The Community Investment Initiative, a Metro-facilitated but independent think tank charged with looking at strategies for economic growth, announced its Leadership Council on Wednesday, giving the region a first look at the organization's core group.
The Council consists of 28 business leaders, community nonprofit representatives, educators and former elected officials. The group was assembled through a lengthy process involving Metro staff and representatives from the Initiative's steering committee, five of whom are also on the Council.
Their charge is open-ended. Metro Chief Operating Officer Michael Jordan spoke at length last year about assembling a group to, first, identify regional problems hindering economic development, and second, develop solutions for those problems.
A few weeks after the Council's first meeting, an e-mail with the subject "Leaders for regional prosperity" and signed by Council members Burton Weast and Karen Williams was distributed.
"The Leadership Council is convening to bring private-sector leaders into collaboration with the public sector to focus on improving the region's fabric for economic development," Weast and Williams wrote. "We're pleased to report that community leaders with diverse skills and backgrounds have eagerly agreed to serve."
For Weast, the director of the Clackamas County Business Alliance who's been working on putting the Council together for a year, the first meeting was positive.

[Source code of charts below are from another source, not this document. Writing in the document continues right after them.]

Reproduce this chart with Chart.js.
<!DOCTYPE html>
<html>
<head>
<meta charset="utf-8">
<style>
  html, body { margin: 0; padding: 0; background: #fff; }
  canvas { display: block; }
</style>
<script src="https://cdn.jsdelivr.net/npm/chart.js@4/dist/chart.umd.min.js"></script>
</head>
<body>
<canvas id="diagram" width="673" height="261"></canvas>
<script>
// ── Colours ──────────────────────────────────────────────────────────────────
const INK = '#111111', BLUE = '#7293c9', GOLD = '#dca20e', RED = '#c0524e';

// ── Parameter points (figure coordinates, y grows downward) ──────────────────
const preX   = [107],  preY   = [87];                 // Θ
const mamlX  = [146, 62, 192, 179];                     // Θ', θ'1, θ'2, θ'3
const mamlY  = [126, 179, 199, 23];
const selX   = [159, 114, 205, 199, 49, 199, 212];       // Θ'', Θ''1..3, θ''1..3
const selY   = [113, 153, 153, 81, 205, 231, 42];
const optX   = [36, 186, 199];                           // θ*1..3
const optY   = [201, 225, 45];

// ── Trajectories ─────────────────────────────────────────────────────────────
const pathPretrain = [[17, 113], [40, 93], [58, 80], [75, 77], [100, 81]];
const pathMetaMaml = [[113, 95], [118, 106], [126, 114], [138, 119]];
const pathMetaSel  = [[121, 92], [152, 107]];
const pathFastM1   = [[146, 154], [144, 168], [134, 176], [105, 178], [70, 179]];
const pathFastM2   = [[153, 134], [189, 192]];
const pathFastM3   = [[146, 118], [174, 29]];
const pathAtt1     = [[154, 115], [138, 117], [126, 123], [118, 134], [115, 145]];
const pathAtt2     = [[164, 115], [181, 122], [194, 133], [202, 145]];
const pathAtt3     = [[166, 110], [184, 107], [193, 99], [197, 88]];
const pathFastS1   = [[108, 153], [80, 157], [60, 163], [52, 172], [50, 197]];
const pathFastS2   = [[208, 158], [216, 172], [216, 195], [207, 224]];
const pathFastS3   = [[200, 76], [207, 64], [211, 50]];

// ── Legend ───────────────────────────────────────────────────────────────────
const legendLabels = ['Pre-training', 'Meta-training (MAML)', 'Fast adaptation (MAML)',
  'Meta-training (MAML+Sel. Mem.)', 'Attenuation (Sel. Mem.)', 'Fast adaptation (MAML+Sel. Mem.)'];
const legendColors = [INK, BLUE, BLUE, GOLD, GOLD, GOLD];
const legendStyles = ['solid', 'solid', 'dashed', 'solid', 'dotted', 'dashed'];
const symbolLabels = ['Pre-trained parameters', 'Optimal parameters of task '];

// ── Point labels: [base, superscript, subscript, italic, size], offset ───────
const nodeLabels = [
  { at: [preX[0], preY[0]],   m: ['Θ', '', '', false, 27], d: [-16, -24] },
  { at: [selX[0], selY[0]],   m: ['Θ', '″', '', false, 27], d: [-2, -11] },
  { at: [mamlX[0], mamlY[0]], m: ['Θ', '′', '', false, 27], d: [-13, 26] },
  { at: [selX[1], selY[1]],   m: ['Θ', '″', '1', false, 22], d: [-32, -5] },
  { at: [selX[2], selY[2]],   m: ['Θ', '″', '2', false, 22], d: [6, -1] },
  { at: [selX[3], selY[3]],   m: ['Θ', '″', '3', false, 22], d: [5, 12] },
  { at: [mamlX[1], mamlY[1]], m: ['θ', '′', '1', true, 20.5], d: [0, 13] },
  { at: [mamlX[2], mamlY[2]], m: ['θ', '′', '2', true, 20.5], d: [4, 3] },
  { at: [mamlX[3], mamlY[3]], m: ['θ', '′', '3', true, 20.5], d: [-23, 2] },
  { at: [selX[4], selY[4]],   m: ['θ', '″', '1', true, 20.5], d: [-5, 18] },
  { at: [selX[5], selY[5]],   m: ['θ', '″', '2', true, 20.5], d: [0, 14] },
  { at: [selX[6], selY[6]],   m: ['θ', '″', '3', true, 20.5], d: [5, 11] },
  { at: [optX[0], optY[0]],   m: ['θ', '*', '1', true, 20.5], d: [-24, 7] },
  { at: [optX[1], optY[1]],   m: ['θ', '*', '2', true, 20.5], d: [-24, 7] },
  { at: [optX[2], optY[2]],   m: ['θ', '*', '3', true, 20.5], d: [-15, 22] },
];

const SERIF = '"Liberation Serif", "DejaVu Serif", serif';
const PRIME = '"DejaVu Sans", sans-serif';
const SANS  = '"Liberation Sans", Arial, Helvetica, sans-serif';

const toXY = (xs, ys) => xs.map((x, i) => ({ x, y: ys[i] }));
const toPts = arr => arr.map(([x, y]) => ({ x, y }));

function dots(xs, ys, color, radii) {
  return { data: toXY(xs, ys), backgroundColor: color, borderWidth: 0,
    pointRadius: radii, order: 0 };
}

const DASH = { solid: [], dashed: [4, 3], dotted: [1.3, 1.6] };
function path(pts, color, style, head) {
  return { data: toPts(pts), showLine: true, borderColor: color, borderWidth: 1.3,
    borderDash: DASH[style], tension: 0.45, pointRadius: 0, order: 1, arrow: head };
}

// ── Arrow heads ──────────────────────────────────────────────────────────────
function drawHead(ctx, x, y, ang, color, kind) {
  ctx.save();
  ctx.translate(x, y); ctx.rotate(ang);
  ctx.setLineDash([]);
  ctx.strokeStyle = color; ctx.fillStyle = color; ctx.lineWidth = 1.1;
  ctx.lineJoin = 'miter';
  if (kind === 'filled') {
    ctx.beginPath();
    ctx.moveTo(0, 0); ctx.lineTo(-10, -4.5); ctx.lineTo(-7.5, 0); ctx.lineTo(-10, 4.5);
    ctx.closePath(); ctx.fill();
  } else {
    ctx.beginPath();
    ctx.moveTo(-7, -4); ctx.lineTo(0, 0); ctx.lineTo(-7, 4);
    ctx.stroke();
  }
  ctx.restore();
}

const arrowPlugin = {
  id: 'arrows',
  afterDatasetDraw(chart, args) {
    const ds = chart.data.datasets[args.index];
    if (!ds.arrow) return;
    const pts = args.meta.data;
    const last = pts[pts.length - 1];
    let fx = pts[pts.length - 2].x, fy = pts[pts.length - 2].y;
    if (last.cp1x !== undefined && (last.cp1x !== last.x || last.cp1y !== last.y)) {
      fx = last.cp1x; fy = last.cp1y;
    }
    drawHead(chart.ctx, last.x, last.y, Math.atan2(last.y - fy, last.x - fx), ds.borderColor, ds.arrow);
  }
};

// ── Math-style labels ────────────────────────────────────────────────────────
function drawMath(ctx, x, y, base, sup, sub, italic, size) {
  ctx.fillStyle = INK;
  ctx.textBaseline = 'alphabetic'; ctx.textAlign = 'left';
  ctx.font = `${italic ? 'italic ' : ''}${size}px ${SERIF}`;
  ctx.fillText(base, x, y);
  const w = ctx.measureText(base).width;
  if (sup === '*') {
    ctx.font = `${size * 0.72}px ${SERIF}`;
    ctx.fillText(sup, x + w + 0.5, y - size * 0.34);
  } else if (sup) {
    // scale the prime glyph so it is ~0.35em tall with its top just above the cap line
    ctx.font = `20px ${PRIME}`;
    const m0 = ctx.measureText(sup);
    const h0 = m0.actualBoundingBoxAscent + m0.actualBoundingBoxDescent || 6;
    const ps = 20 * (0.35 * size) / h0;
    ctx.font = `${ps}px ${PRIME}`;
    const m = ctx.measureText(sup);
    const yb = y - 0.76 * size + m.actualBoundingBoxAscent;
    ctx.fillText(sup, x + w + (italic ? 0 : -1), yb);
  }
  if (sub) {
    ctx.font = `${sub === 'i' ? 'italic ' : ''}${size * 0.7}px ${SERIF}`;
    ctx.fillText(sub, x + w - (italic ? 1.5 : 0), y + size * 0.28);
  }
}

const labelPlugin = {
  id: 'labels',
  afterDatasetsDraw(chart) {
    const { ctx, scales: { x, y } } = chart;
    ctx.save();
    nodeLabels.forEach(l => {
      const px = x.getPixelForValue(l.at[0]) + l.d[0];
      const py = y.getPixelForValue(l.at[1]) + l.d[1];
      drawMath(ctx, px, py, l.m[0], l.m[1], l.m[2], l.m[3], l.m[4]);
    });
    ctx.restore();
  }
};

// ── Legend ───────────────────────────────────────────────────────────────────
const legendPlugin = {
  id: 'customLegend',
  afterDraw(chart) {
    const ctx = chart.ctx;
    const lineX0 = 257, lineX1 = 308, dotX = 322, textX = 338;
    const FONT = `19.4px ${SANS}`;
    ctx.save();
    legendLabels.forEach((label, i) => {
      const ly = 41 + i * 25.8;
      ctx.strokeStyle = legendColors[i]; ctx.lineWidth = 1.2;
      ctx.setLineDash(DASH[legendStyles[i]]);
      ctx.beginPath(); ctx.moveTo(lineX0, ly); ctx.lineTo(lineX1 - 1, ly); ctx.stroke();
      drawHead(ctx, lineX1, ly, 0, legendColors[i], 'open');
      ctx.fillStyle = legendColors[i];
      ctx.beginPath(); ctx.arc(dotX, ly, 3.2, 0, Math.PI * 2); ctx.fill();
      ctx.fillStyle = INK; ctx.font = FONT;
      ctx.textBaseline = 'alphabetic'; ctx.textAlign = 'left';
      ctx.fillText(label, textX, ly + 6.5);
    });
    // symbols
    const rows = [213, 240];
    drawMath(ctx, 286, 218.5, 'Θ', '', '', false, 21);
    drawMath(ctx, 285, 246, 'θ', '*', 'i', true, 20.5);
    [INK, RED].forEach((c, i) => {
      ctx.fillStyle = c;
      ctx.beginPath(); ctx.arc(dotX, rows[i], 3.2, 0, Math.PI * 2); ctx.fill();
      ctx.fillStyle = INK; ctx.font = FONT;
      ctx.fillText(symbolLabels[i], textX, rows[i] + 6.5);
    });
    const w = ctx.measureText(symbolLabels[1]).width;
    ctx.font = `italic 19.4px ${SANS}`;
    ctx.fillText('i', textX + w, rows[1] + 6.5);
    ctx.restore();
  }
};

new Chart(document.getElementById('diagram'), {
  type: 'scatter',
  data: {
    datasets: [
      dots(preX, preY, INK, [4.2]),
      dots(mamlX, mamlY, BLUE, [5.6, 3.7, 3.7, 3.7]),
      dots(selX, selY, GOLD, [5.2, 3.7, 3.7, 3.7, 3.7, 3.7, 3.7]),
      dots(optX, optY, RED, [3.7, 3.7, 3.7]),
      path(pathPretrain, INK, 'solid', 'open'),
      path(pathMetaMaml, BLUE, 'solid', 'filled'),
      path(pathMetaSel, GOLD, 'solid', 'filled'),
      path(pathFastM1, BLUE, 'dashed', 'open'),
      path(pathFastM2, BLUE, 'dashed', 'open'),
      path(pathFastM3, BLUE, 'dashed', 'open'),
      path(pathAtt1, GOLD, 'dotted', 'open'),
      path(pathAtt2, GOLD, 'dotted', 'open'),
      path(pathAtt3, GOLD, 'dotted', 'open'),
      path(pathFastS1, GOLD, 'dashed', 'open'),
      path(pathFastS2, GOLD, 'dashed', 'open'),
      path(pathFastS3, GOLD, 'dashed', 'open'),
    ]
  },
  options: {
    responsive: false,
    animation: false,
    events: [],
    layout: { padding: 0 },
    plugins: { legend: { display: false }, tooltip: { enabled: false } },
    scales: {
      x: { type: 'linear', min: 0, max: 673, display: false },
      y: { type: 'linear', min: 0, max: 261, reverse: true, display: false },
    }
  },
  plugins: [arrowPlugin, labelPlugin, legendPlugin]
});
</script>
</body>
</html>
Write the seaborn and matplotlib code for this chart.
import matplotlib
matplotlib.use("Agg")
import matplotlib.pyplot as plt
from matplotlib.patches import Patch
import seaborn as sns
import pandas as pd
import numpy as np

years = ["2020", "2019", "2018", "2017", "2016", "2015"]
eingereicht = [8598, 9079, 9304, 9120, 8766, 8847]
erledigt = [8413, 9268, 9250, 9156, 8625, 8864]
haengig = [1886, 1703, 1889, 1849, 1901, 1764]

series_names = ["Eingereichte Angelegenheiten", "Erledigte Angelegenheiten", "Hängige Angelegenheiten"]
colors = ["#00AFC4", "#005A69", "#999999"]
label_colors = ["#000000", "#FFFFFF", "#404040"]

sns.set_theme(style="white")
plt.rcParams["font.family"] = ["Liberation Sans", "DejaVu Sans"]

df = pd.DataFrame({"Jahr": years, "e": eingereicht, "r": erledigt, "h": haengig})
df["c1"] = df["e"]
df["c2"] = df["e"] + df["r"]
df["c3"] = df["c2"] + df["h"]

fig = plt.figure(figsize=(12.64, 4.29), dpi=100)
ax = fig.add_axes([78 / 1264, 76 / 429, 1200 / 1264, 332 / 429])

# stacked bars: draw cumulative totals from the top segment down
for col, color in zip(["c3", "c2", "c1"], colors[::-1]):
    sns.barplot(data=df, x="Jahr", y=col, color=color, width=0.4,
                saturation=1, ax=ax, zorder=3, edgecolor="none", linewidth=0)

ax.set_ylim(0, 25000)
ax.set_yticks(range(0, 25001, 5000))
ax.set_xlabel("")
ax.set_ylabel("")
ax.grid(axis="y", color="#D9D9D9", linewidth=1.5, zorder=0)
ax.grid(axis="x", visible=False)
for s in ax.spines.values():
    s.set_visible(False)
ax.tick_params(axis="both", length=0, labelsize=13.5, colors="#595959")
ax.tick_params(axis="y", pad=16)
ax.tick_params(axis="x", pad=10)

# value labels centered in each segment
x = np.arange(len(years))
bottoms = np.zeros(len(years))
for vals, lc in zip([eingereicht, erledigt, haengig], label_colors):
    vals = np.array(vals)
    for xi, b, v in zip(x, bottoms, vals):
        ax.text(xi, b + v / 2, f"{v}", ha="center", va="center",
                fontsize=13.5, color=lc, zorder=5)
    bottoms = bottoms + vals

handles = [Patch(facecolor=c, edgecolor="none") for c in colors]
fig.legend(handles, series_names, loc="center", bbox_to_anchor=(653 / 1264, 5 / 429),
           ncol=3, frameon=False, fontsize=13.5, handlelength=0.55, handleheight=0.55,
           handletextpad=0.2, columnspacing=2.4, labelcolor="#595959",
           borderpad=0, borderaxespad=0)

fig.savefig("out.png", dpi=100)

"It was also exciting to see such a great range of leaders in the community," Weast said in an interview Wednesday. "It was probably most gratifying when they grasped the needs and grasped the idea that we have to do something for this region."
Williams, in an interview, said the project is deliberately vague from the get-go.
"A little bit of tolerance for ambiguity about the specifics of the assignment is very healthy right now, because it encourages people to come into the room and have a deep discussion about what the needs and priorities are," she said, "and how the public and private sector can work together to solve them."
The group isn't just diverse in the sense of its members' employment backgrounds. Representatives from Clackamas and Washington counties make up a fair portion of its membership, as do representatives of the Portland region's minority communities.
"Do we have a wide net? Do we have community representation? Yes," Williams said. "Am I personally satisfied? Rarely… It's about bringing understanding, voices and thinking together from a base of diverse experiences and diverse interests in the community. We're not going to battle it out among competing interests. We're going to think collaboratively in order to find multidisciplinary, well-thought-out solutions."
The group meets again March 9.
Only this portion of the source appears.